In the realm of criminal justice, the balance between ensuring public safety and upholding the rights of the accused is often precarious. Nowhere is this more evident than in Canada’s bail system, which has recently come under scrutiny following numerous incidents around the country involving consistent repeat offenders. Pointing to a recent incident in Victoria, BC, a case involved a suspected carjacker who was arrested three times inside of three days for break-ins. What happened each time? Caught, processed, and released.

The events in Victoria highlight a stark reality: despite being apprehended repeatedly for criminal activity, the individual in question was released each time, only to continue their suspected criminal activities. This revolving door phenomenon spotlights the shortcomings of a system that prioritizes liberty over public safety without adequate safeguards in place.

Canada’s bail system operates on the principle of presumed innocence, granting individuals the right to be released pending trial unless there are compelling reasons to detain them. While this approach is rooted in fundamental principles of justice, its implementation often falters in practice, as demonstrated by the Victoria case.

The Standards Council of Canada (SCC), a Crown corporation of the Government of Canada, concluded in a 2015 (St-Cloud) decision that “in Canadian law, the release of accused persons is the cardinal rule and detention, the exception.” In further 2017 (Antic) and 2020 (Zora) decisions, the SCC ruled that for most alleged crimes, release on bail at the earliest reasonable opportunity with minimal conditions is the default position. This system was based on English common law, dating back hundreds of years to stop prisoners escaping from jails while reducing the cost of incarceration by granting accused people bail if certain conditions were met. The problem with this? While the “granting accused people bail” part is still true, “certain conditions” are eroding.

The policies behind the concepts that have turned into “bail not jail” and “catch-and-release” were designed to prevent unnecessary pretrial detention, which can lead to undue hardship for defendants, including loss of employment, disruption of family life, and increased likelihood of reoffending upon release. However, it is also important to consider that this emphasis on release at all costs can undermine public safety when individuals with a history of criminal behaviour are repeatedly granted bail without appropriate conditions or oversight.

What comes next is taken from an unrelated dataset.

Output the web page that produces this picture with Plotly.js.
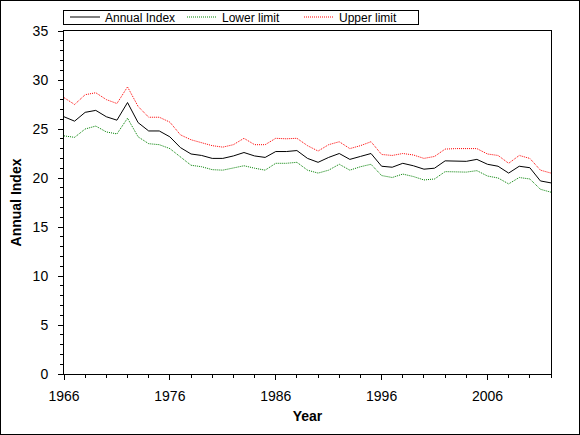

Further, the lack of meaningful consequences for breaching bail conditions can encourage offenders while eroding public trust in the justice system. When individuals repeatedly break the conditions of their release without facing meaningful repercussions, it sends a message that accountability is optional, undermining the deterrent effect of the law.

In cases like that of the suspected carjacker in Victoria, the failures to address repeat offenses come from a lack of assessment on the likelihood of an individual reoffending. There are more severe cases with the same issue – in December of 2022, an Ontario Provincial Police officer lost their life in the line of duty at the hands of an individual who was out on bail with an extensive criminal history. The devastating loss of a dedicated public servant should not just become a statistic – it should serve an important reminder of the potential consequences when individuals with a history of criminal behaviour are granted bail without adequate safeguards in place.

While the bail system is important, it needs reform with a risk-based approach that assesses the likelihood of reoffending and the potential risk posed to the community before determining whether to grant release. This reform should prioritize the safety of the public while ensuring that defendants’ rights are respected, and that their individual circumstances are taken into account. Recent incidents caused by Canada’s bail system serve as a sobering reminder of the need to reevaluate Canada’s “bail not jail” policy. By implementing reforms that prioritize risk assessment, accountability, and support for defendants, Canada needs to have a focus on building a more equitable and effective criminal justice system.

While the presumption of innocence is a cornerstone of our justice system, criminal history and immediately available evidence should be considered before deciding how innocent an individual is – if not, at what point does repeat criminal activity become a threat to public safety?